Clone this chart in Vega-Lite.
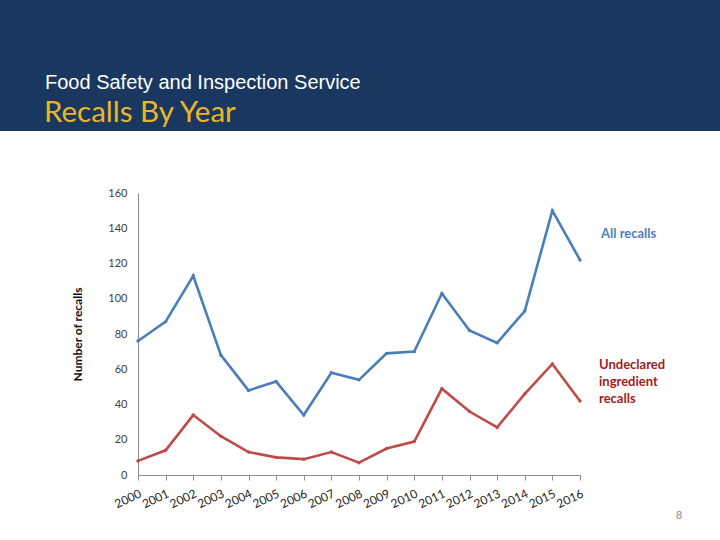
{
  "$schema": "https://vega.github.io/schema/vega-lite/v6.json",
  "width": 442,
  "height": 282,
  "autosize": {"type": "none"},
  "padding": {"left": 138, "top": 193, "right": 140, "bottom": 65},
  "background": "white",
  "config": {"view": {"stroke": null}, "font": "Lato"},
  "datasets": {
    "recalls": [
      {"year": "2000", "series": "All recalls", "count": 76},
      {"year": "2001", "series": "All recalls", "count": 87},
      {"year": "2002", "series": "All recalls", "count": 113},
      {"year": "2003", "series": "All recalls", "count": 68},
      {"year": "2004", "series": "All recalls", "count": 48},
      {"year": "2005", "series": "All recalls", "count": 53},
      {"year": "2006", "series": "All recalls", "count": 34},
      {"year": "2007", "series": "All recalls", "count": 58},
      {"year": "2008", "series": "All recalls", "count": 54},
      {"year": "2009", "series": "All recalls", "count": 69},
      {"year": "2010", "series": "All recalls", "count": 70},
      {"year": "2011", "series": "All recalls", "count": 103},
      {"year": "2012", "series": "All recalls", "count": 82},
      {"year": "2013", "series": "All recalls", "count": 75},
      {"year": "2014", "series": "All recalls", "count": 93},
      {"year": "2015", "series": "All recalls", "count": 150},
      {"year": "2016", "series": "All recalls", "count": 122},
      {"year": "2000", "series": "Undeclared ingredient recalls", "count": 8},
      {"year": "2001", "series": "Undeclared ingredient recalls", "count": 14},
      {"year": "2002", "series": "Undeclared ingredient recalls", "count": 34},
      {"year": "2003", "series": "Undeclared ingredient recalls", "count": 22},
      {"year": "2004", "series": "Undeclared ingredient recalls", "count": 13},
      {"year": "2005", "series": "Undeclared ingredient recalls", "count": 10},
      {"year": "2006", "series": "Undeclared ingredient recalls", "count": 9},
      {"year": "2007", "series": "Undeclared ingredient recalls", "count": 13},
      {"year": "2008", "series": "Undeclared ingredient recalls", "count": 7},
      {"year": "2009", "series": "Undeclared ingredient recalls", "count": 15},
      {"year": "2010", "series": "Undeclared ingredient recalls", "count": 19},
      {"year": "2011", "series": "Undeclared ingredient recalls", "count": 49},
      {"year": "2012", "series": "Undeclared ingredient recalls", "count": 36},
      {"year": "2013", "series": "Undeclared ingredient recalls", "count": 27},
      {"year": "2014", "series": "Undeclared ingredient recalls", "count": 46},
      {"year": "2015", "series": "Undeclared ingredient recalls", "count": 63},
      {"year": "2016", "series": "Undeclared ingredient recalls", "count": 42}
    ]
  },
  "layer": [
    {
      "data": {"values": [{}]},
      "mark": {"type": "rect", "clip": false, "color": "#1a375f"},
      "encoding": {
        "x": {"value": -138},
        "x2": {"value": 582},
        "y": {"value": -193},
        "y2": {"value": -62}
      }
    },
    {
      "data": {"values": [{}]},
      "mark": {"type": "text", "font": "Liberation Sans", "fontSize": 20, "color": "#ffffff", "align": "left", "baseline": "alphabetic", "text": "Food Safety and Inspection Service"},
      "encoding": {"x": {"value": -93}, "y": {"value": -104}}
    },
    {
      "data": {"values": [{}]},
      "mark": {"type": "text", "font": "Lato", "fontSize": 29.5, "color": "#eab628", "align": "left", "baseline": "alphabetic", "text": "Recalls By Year"},
      "encoding": {"x": {"value": -94}, "y": {"value": -71}}
    },
    {
      "data": {"name": "recalls"},
      "mark": {"type": "line", "strokeWidth": 2.6, "point": {"size": 12, "filled": true}},
      "encoding": {
        "x": {
          "field": "year", "type": "ordinal",
          "scale": {"type": "point", "padding": 0},
          "axis": {
            "title": null, "labelAngle": -25, "labelAlign": "right", "labelBaseline": "top",
            "labelPadding": 8, "labelFontSize": 12, "labelColor": "#222222", "labelFont": "Lato",
            "tickSize": 5, "tickColor": "#8c8c8c", "domainColor": "#8c8c8c", "domainWidth": 1, "grid": false
          }
        },
        "y": {
          "field": "count", "type": "quantitative",
          "scale": {"domain": [0, 160], "nice": false},
          "axis": {
            "title": "Number of recalls", "titleFontSize": 12, "titleFontWeight": "bold", "titleColor": "#111111", "titleFont": "Lato",
            "titlePadding": 23, "values": [0, 20, 40, 60, 80, 100, 120, 140, 160],
            "labelFontSize": 11, "labelColor": "#404040", "labelPadding": 11, "labelFont": "Lato",
            "ticks": false, "grid": false, "domainColor": "#8c8c8c", "domainWidth": 1
          }
        },
        "color": {
          "field": "series", "type": "nominal",
          "scale": {"domain": ["All recalls", "Undeclared ingredient recalls"], "range": ["#4a7ebb", "#be4b48"]},
          "legend": null
        }
      }
    },
    {
      "data": {"values": [{}]},
      "mark": {"type": "text", "font": "Lato", "fontSize": 13, "fontWeight": "bold", "color": "#4f7fb8", "align": "left", "baseline": "middle", "text": "All recalls"},
      "encoding": {"x": {"value": 463}, "y": {"value": 41}}
    },
    {
      "data": {"values": [{}]},
      "mark": {"type": "text", "font": "Lato", "fontSize": 13, "fontWeight": "bold", "color": "#9e1b22", "align": "left", "baseline": "top", "lineHeight": 17, "text": ["Undeclared", "ingredient", "recalls"]},
      "encoding": {"x": {"value": 461}, "y": {"value": 166}}
    },
    {
      "data": {"values": [{}]},
      "mark": {"type": "text", "font": "Liberation Sans", "fontSize": 11, "color": "#8a8a8a", "align": "center", "baseline": "middle", "text": "8"},
      "encoding": {"x": {"value": 541}, "y": {"value": 323}}
    }
  ]
}
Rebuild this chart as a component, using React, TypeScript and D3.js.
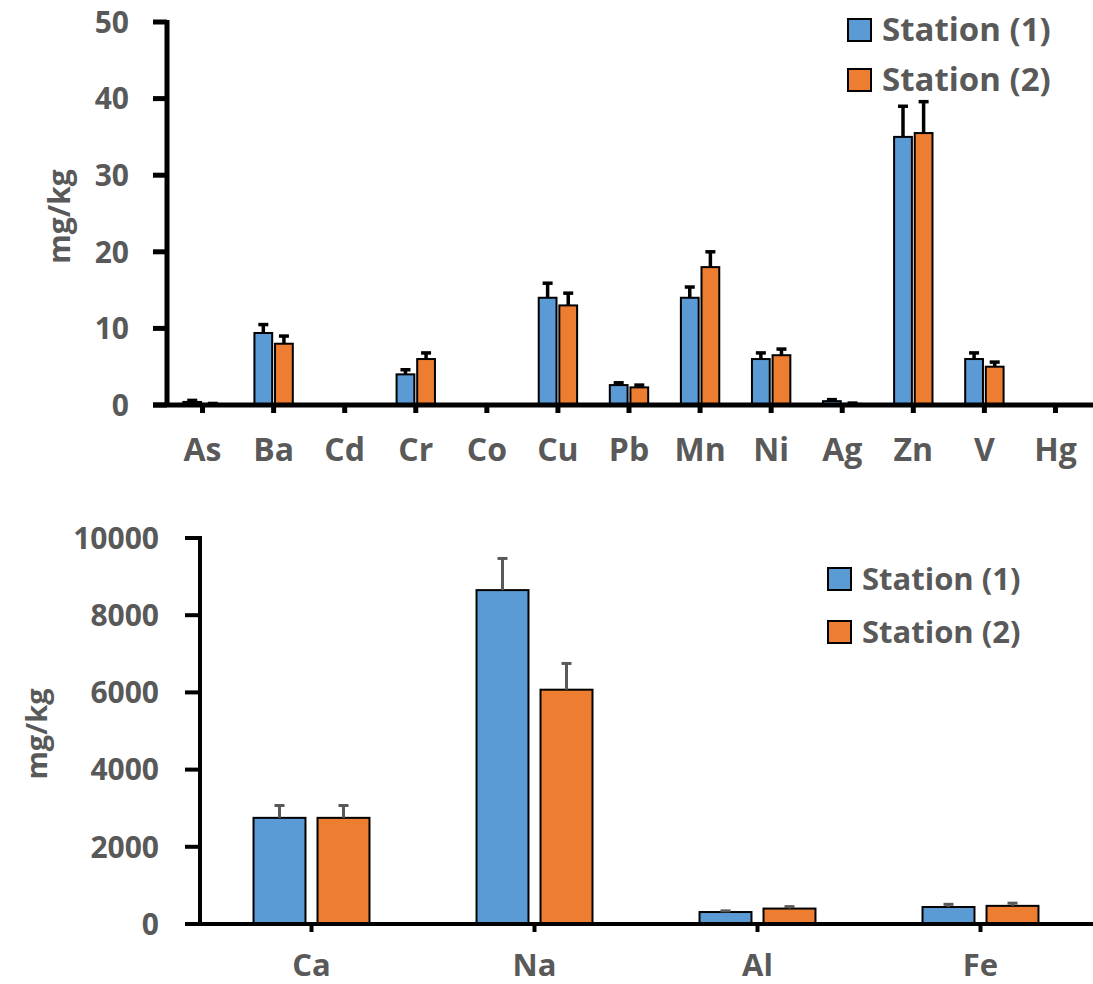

■ Aim
Using the material above, set down every line exactly, but skip the pictures.

■ The answer
Clone this chart in Vega-Lite.
{
  "$schema": "https://vega.github.io/schema/vega-lite/v6.json",
  "width": 442,
  "height": 282,
  "autosize": {"type": "none"},
  "padding": {"left": 138, "top": 193, "right": 140, "bottom": 65},
  "background": "white",
  "config": {"view": {"stroke": null}, "font": "Lato"},
  "datasets": {
    "recalls": [
      {"year": "2000", "series": "All recalls", "count": 76},
      {"year": "2001", "series": "All recalls", "count": 87},
      {"year": "2002", "series": "All recalls", "count": 113},
      {"year": "2003", "series": "All recalls", "count": 68},
      {"year": "2004", "series": "All recalls", "count": 48},
      {"year": "2005", "series": "All recalls", "count": 53},
      {"year": "2006", "series": "All recalls", "count": 34},
      {"year": "2007", "series": "All recalls", "count": 58},
      {"year": "2008", "series": "All recalls", "count": 54},
      {"year": "2009", "series": "All recalls", "count": 69},
      {"year": "2010", "series": "All recalls", "count": 70},
      {"year": "2011", "series": "All recalls", "count": 103},
      {"year": "2012", "series": "All recalls", "count": 82},
      {"year": "2013", "series": "All recalls", "count": 75},
      {"year": "2014", "series": "All recalls", "count": 93},
      {"year": "2015", "series": "All recalls", "count": 150},
      {"year": "2016", "series": "All recalls", "count": 122},
      {"year": "2000", "series": "Undeclared ingredient recalls", "count": 8},
      {"year": "2001", "series": "Undeclared ingredient recalls", "count": 14},
      {"year": "2002", "series": "Undeclared ingredient recalls", "count": 34},
      {"year": "2003", "series": "Undeclared ingredient recalls", "count": 22},
      {"year": "2004", "series": "Undeclared ingredient recalls", "count": 13},
      {"year": "2005", "series": "Undeclared ingredient recalls", "count": 10},
      {"year": "2006", "series": "Undeclared ingredient recalls", "count": 9},
      {"year": "2007", "series": "Undeclared ingredient recalls", "count": 13},
      {"year": "2008", "series": "Undeclared ingredient recalls", "count": 7},
      {"year": "2009", "series": "Undeclared ingredient recalls", "count": 15},
      {"year": "2010", "series": "Undeclared ingredient recalls", "count": 19},
      {"year": "2011", "series": "Undeclared ingredient recalls", "count": 49},
      {"year": "2012", "series": "Undeclared ingredient recalls", "count": 36},
      {"year": "2013", "series": "Undeclared ingredient recalls", "count": 27},
      {"year": "2014", "series": "Undeclared ingredient recalls", "count": 46},
      {"year": "2015", "series": "Undeclared ingredient recalls", "count": 63},
      {"year": "2016", "series": "Undeclared ingredient recalls", "count": 42}
    ]
  },
  "layer": [
    {
      "data": {"values": [{}]},
      "mark": {"type": "rect", "clip": false, "color": "#1a375f"},
      "encoding": {
        "x": {"value": -138},
        "x2": {"value": 582},
        "y": {"value": -193},
        "y2": {"value": -62}
      }
    },
    {
      "data": {"values": [{}]},
      "mark": {"type": "text", "font": "Liberation Sans", "fontSize": 20, "color": "#ffffff", "align": "left", "baseline": "alphabetic", "text": "Food Safety and Inspection Service"},
      "encoding": {"x": {"value": -93}, "y": {"value": -104}}
    },
    {
      "data": {"values": [{}]},
      "mark": {"type": "text", "font": "Lato", "fontSize": 29.5, "color": "#eab628", "align": "left", "baseline": "alphabetic", "text": "Recalls By Year"},
      "encoding": {"x": {"value": -94}, "y": {"value": -71}}
    },
    {
      "data": {"name": "recalls"},
      "mark": {"type": "line", "strokeWidth": 2.6, "point": {"size": 12, "filled": true}},
      "encoding": {
        "x": {
          "field": "year", "type": "ordinal",
          "scale": {"type": "point", "padding": 0},
          "axis": {
            "title": null, "labelAngle": -25, "labelAlign": "right", "labelBaseline": "top",
            "labelPadding": 8, "labelFontSize": 12, "labelColor": "#222222", "labelFont": "Lato",
            "tickSize": 5, "tickColor": "#8c8c8c", "domainColor": "#8c8c8c", "domainWidth": 1, "grid": false
          }
        },
        "y": {
          "field": "count", "type": "quantitative",
          "scale": {"domain": [0, 160], "nice": false},
          "axis": {
            "title": "Number of recalls", "titleFontSize": 12, "titleFontWeight": "bold", "titleColor": "#111111", "titleFont": "Lato",
            "titlePadding": 23, "values": [0, 20, 40, 60, 80, 100, 120, 140, 160],
            "labelFontSize": 11, "labelColor": "#404040", "labelPadding": 11, "labelFont": "Lato",
            "ticks": false, "grid": false, "domainColor": "#8c8c8c", "domainWidth": 1
          }
        },
        "color": {
          "field": "series", "type": "nominal",
          "scale": {"domain": ["All recalls", "Undeclared ingredient recalls"], "range": ["#4a7ebb", "#be4b48"]},
          "legend": null
        }
      }
    },
    {
      "data": {"values": [{}]},
      "mark": {"type": "text", "font": "Lato", "fontSize": 13, "fontWeight": "bold", "color": "#4f7fb8", "align": "left", "baseline": "middle", "text": "All recalls"},
      "encoding": {"x": {"value": 463}, "y": {"value": 41}}
    },
    {
      "data": {"values": [{}]},
      "mark": {"type": "text", "font": "Lato", "fontSize": 13, "fontWeight": "bold", "color": "#9e1b22", "align": "left", "baseline": "top", "lineHeight": 17, "text": ["Undeclared", "ingredient", "recalls"]},
      "encoding": {"x": {"value": 461}, "y": {"value": 166}}
    },
    {
      "data": {"values": [{}]},
      "mark": {"type": "text", "font": "Liberation Sans", "fontSize": 11, "color": "#8a8a8a", "align": "center", "baseline": "middle", "text": "8"},
      "encoding": {"x": {"value": 541}, "y": {"value": 323}}
    }
  ]
}
Rebuild this chart as a component, using React, TypeScript and D3.js.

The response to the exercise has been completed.